C’est donc ravi, et sourire en bandoulière, que Raymond Barre aborde cette conférence de presse, après avoir serré quelques mains et vaguement reconnu certains visages. Mais trois quarts d’heure plus tard, le même Barre ressortira blême et furibard, pestant bruyamment contre “ces questions de journalistes... mais d’une stupidité !”. Entre-temps, il faut dire que les journalistes présents ont effectivement posé quelques questions.

Après que Christian Philip a indiqué vouloir conduire “une campagne déterminée mais sans précipitation” (sic) et après que Raymond Barre a curieusement justifié son appui par un “Je souhaite que Christian Philip soit élu, j’ai une dette envers lui” (sic), quelques questions fusent qui vont bien vite faire monter au rideau l’ancien Premier ministre. “Au second tour, y aura-t-il désistement réciproque entre vous et Charles Millon ?” Cette question n’a pas le temps d’atteindre Christian Philip à qui elle s’adresse. Barre, qui semble déjà avoir oublié les municipales, coupe en s’énervant : “Ah ça, c’est bien une question de journaliste !” Puis des interrogations renvoient Barre à son bilan, à la situation financière pour le moins délicate dans laquelle il laisse la ville.

L’ancien maire piqué au vif, lance en vrac : “J’ai dépensé de l’argent et j’en suis très heureux [...]. Il n’y a pas un sou qui n’a pas été employé pour le service de Lyon et des Lyonnais [...]. La finance quand elle se traduit par des allocations, ça ne va pas loin. Et puis les socialistes étaient parfaitement au courant [...]. Le propre d’un mandat n’est pas de laisser un trésor à son successeur”. “Sans parler de trésor, une situation financière saine aurait fait l’affaire”, lui répond en substance une salle dubitative, ce qui fait monter d’un cran la colère de l’ancien maire qui devient alors assez incontrôlable.
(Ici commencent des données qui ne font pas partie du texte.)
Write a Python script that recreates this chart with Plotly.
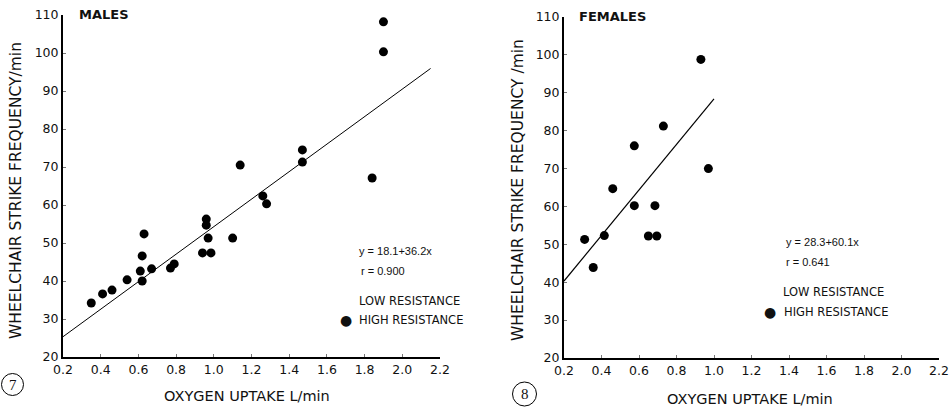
import plotly.graph_objects as go

W, H = 950, 408

# ---- data ----
male_x = [1.90, 1.90, 1.14, 1.47, 1.47, 1.84, 1.26, 1.28, 0.96, 0.96, 0.97, 0.94, 0.985,
          1.10, 0.63, 0.62, 0.61, 0.67, 0.62, 0.54, 0.46, 0.41, 0.35, 0.77, 0.79]
male_y = [108.2, 100.3, 70.5, 71.3, 74.5, 67.1, 62.4, 60.3, 56.3, 54.7, 51.3, 47.4, 47.4,
          51.3, 52.4, 46.6, 42.6, 43.2, 40.0, 40.3, 37.6, 36.6, 34.2, 43.4, 44.5]
female_x = [0.93, 0.73, 0.575, 0.97, 0.46, 0.575, 0.685, 0.65, 0.695, 0.415, 0.31, 0.356]
female_y = [98.8, 81.2, 76.0, 70.0, 64.7, 60.2, 60.2, 52.2, 52.2, 52.3, 51.3, 43.9]

male_fit = (18.1, 36.2)     # intercept, slope
female_fit = (28.3, 60.1)
male_fit_x = [0.2, 2.15]
female_fit_x = [0.2, 1.0]

x_ticks = [0.2, 0.4, 0.6, 0.8, 1.0, 1.2, 1.4, 1.6, 1.8, 2.0, 2.2]
x_tick_labels = ["0.2", "0.4", "0.6", "0.8", "1.0", "1.2", "1.4", "1.6", "1.8", "2.0", "2.2"]
y_ticks = [20, 30, 40, 50, 60, 70, 80, 90, 100, 110]

# ---- layout geometry (pixels) ----
L = dict(x0=63, x1=440, ytop=15, ybot=357)
R = dict(x0=564, x1=939, ytop=17, ybot=358)


def px(x):
    return x / W


def py(y):
    return 1 - y / H


fig = go.Figure()


def fit_line(fit, xs):
    return [fit[0] + fit[1] * v for v in xs]


fig.add_trace(go.Scatter(x=male_x, y=male_y, mode="markers", xaxis="x", yaxis="y",
                         marker=dict(color="black", size=9), showlegend=False))
fig.add_trace(go.Scatter(x=male_fit_x, y=fit_line(male_fit, male_fit_x), mode="lines",
                         xaxis="x", yaxis="y", line=dict(color="black", width=1),
                         showlegend=False))
fig.add_trace(go.Scatter(x=female_x, y=female_y, mode="markers", xaxis="x2", yaxis="y2",
                         marker=dict(color="black", size=9), showlegend=False))
fig.add_trace(go.Scatter(x=female_fit_x, y=fit_line(female_fit, female_fit_x), mode="lines",
                         xaxis="x2", yaxis="y2", line=dict(color="black", width=1.2),
                         showlegend=False))

tickfont = dict(family="DejaVu Sans", size=12.5, color="#111")


def xa(g, anchor):
    return dict(domain=[px(g["x0"]), px(g["x1"])], range=[0.2, 2.2], anchor=anchor,
                tickvals=x_ticks, ticktext=x_tick_labels, ticks="inside", ticklen=3,
                tickcolor="#777", showline=True, linecolor="black", linewidth=2,
                showgrid=False, zeroline=False, tickfont=tickfont, automargin=False)


def ya(g, anchor):
    return dict(domain=[py(g["ybot"]), py(g["ytop"])], range=[20, 110], anchor=anchor,
                tickvals=y_ticks, ticks="inside", ticklen=3, tickcolor="#777",
                showline=True, linecolor="black", linewidth=2, showgrid=False,
                zeroline=False, tickfont=tickfont, automargin=False)


fig.update_layout(
    template="none",
    width=W, height=H, margin=dict(l=0, r=0, t=0, b=0, pad=0),
    plot_bgcolor="white", paper_bgcolor="white",
    xaxis=xa(L, "y"), yaxis=ya(L, "x"),
    xaxis2=xa(R, "y2"), yaxis2=ya(R, "x2"),
    showlegend=False,
)

ann = []


def text(x, y, s, size=12, family="DejaVu Sans", xanchor="left", angle=0, bold=False):
    ann.append(dict(x=px(x), y=py(y), xref="paper", yref="paper", text=s, showarrow=False,
                    xanchor=xanchor, yanchor="middle", textangle=angle,
                    font=dict(family=family, size=size, color="#111",
                              weight="bold" if bold else "normal")))


# titles
text(77, 15, "MALES", size=13, bold=True)
text(577, 17, "FEMALES", size=13, bold=True)
# axis titles
text(16, 191, "WHEELCHAIR STRIKE FREQUENCY/min", size=15.5, xanchor="center", angle=-90)
text(518, 190, "WHEELCHAIR STRIKE FREQUENCY /min", size=15.5, xanchor="center", angle=-90)
text(247, 396, "OXYGEN UPTAKE L/min", size=14.5, xanchor="center")
text(750, 399, "OXYGEN UPTAKE L/min", size=14.5, xanchor="center")
# equations
eqf = "Liberation Sans Narrow, Liberation Sans"
text(357, 251, "y = 18.1+36.2x", size=11, family=eqf)
text(359, 271, "r = 0.900", size=11, family=eqf)
text(784, 242, "y = 28.3+60.1x", size=11, family=eqf)
text(784, 262, "r = 0.641", size=11, family=eqf)
# legends
text(357, 301, "LOW RESISTANCE", size=11.5)
text(346, 320, "●", size=14, xanchor="center")
text(357, 320, "HIGH RESISTANCE", size=11.5)
text(781, 292, "LOW RESISTANCE", size=11.5)
text(770, 312, "●", size=14, xanchor="center")
text(782, 312, "HIGH RESISTANCE", size=11.5)
# figure numbers
text(12.5, 385, "7", size=15, family="Liberation Serif", xanchor="center")
text(524.5, 394, "8", size=15, family="Liberation Serif", xanchor="center")

fig.update_layout(annotations=ann)

shapes = []
for cx, cy, r in [(12.5, 384.5, 11), (524.5, 394, 12)]:
    shapes.append(dict(type="circle", xref="paper", yref="paper",
                       x0=px(cx - r), x1=px(cx + r), y0=py(cy + r), y1=py(cy - r),
                       line=dict(color="black", width=1)))
fig.update_layout(shapes=shapes)

fig.write_html("out.html", config={"displayModeBar": False},
               post_script="document.body.style.margin='0px';")
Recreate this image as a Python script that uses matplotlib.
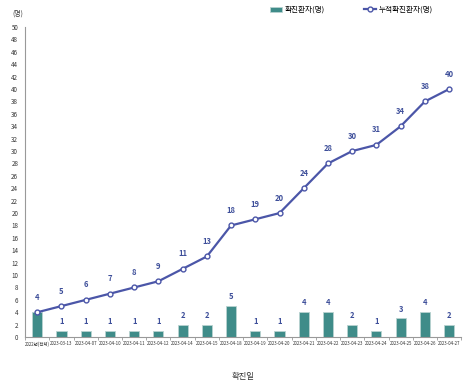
import matplotlib
matplotlib.use('Agg')
import matplotlib.pyplot as plt
import numpy as np

plt.rcParams['font.family'] = ['Noto Sans CJK KR', 'DejaVu Sans']

dates = ['2022년(전체)', '2023-03-13', '2023-04-07', '2023-04-10', '2023-04-11',
         '2023-04-12', '2023-04-14', '2023-04-15', '2023-04-18', '2023-04-19',
         '2023-04-20', '2023-04-21', '2023-04-22', '2023-04-23', '2023-04-24',
         '2023-04-25', '2023-04-26', '2023-04-27']
daily = [4, 1, 1, 1, 1, 1, 2, 2, 5, 1, 1, 4, 4, 2, 1, 3, 4, 2]
cumulative = [4, 5, 6, 7, 8, 9, 11, 13, 18, 19, 20, 24, 28, 30, 31, 34, 38, 40]

bar_color = '#3f8c89'
line_color = '#4b56a8'
label_color = '#3e4f9a'

fig = plt.figure(figsize=(4.74, 3.87), dpi=100)
ax = fig.add_axes([0.053, 0.129, 0.92, 0.801])

x = np.arange(len(dates))
bars = ax.bar(x, daily, width=0.42, color=bar_color, edgecolor='#b9d3d1', linewidth=0.6,
              label='확진환자(명)', zorder=2)
line, = ax.plot(x, cumulative, color=line_color, linewidth=1.6, marker='o', markersize=3.5,
                markerfacecolor='white', markeredgecolor=line_color, markeredgewidth=1,
                label='누적확진환자(명)', zorder=3)

# first bar label sits under the line label in the original, so only one "4" shows
for xi, v, c in zip(x, daily, cumulative):
    if v == c:
        continue
    ax.text(xi, v + 0.8, str(v), ha='center', va='bottom', fontsize=5.5,
            color=label_color, fontweight='bold')
for xi, v in zip(x, cumulative):
    ax.text(xi, v + 1.7, str(v), ha='center', va='bottom', fontsize=5.5,
            color=label_color, fontweight='bold')

ax.set_xlim(-0.5, len(dates) - 0.5)
ax.set_ylim(0, 50)
ax.set_yticks(np.arange(0, 51, 2))
ax.tick_params(axis='y', labelsize=4.5, length=0, pad=5, colors='#333333')
ax.set_xticks(x)
ax.set_xticklabels(dates, fontsize=3.2, color='#333333')
ax.tick_params(axis='x', length=0, pad=3)
ax.set_xticks(np.arange(-0.5, len(dates), 1), minor=True)
ax.tick_params(axis='x', which='minor', length=2, color='#999999')

for s in ['top', 'right']:
    ax.spines[s].set_visible(False)
ax.spines['left'].set_color('#999999')
ax.spines['bottom'].set_color('#999999')

ax.set_xlabel('확진일', fontsize=6, color='#333333', labelpad=18)
fig.text(0.038, 0.965, '(명)', fontsize=5, color='#333333', ha='center', va='center')

ax.legend([bars, line], ['확진환자(명)', '누적확진환자(명)'], loc='upper left',
          bbox_to_anchor=(0.545, 1.09), ncol=2, frameon=False,
          fontsize=5.5, columnspacing=5.2, handlelength=1.6, handletextpad=0.3)

fig.savefig('out.png', dpi=100)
La réunion tourne en sucette : Michel Mercier, consterné, se tait comme si déjà il avait connaissance des bourdes qui vont pleuvoir. Barre refuse tout d’abord de se prononcer sur la réintégration ou non de Charles Millon, dans le champ républicain, “Ce n’est pas à moi de porter un jugement.” Puis une nouvelle question fait allusion à un billet d’avion pour Moscou qui a été offert par Elf à l’ancien Premier ministre : “Craignez-vous une mise en examen dans l’affaire Elf ?”, lui est-il demandé. “Si Eva Joly me convoque, j’irai ! Je suis tout à fait indifférent (à cela, NDLR) ! Mais là, nous atteignons le caniveau !”, répond Barre excédé, au bord de l’implosion. Vient ensuite le sujet des fonds secrets qui a fait polémique tout l’été. Depuis vingt ans Barre ne s’est jamais exprimé à ce sujet. Pourtant, en 1981, il a inauguré une pratique plutôt légère de la chose en emportant avec lui, après la défaite de Giscard, plusieurs centaines de milliers de francs. Personne n’a jamais su si la somme avait servi pour sa campagne de 1988 ou pour sa maison de campagne du midi.

“Tout ça, c’est de la cocasserie”

Le Canard Enchaîné a révélé que vous êtes parti de Matignon en emportant avec vous près de dix millions de francs provenant des fonds secrets. Cela a été plusieurs fois réécrit, documents à l’appui. Démentez-vous cette information ?” Barre n’en peut plus : “Tout ça, c’est de la cocasserie. Je ne rentre pas dans ce genre de débat, je refuse de démentir. J’ai géré les fonds secrets selon les règles.” Barre essaie de noyer le poisson en ridiculisant Le Canard : Le Canard Enchaîné a même parlé de sept milliards !”, dit-il. Ce qui est faux. Mais cette fois-ci, ça y est : le camp est levé, la “sortie politique” de Raymond Barre a été gâchée, “sa” matinée est partie en vrille. Sur le trottoir, mi-amusés, mi-saisis par le pathétique de la situation, les journalistes dans leur ensemble sont une dernière fois la cible des aigreurs de l’ancien Premier ministre. “Et vous Lyon capitale, vous avez défoncé le caniveau !”, rajoute Barre, hors de lui, faisant allusion à la question sur les fonds secrets. Il s’en va, très en colère. “C’est les adieux de Tatie Danielle”, entend-on dans l’assistance, reprenant le surnom que les employés de l’hôtel de ville avaient donné à Barre pendant son mandat. En tout cas, pour une fois, le subliminal et très barriste message “après moi le déluge” prenait tout son sens. Une heure après, un déluge de feu tombait sur New York.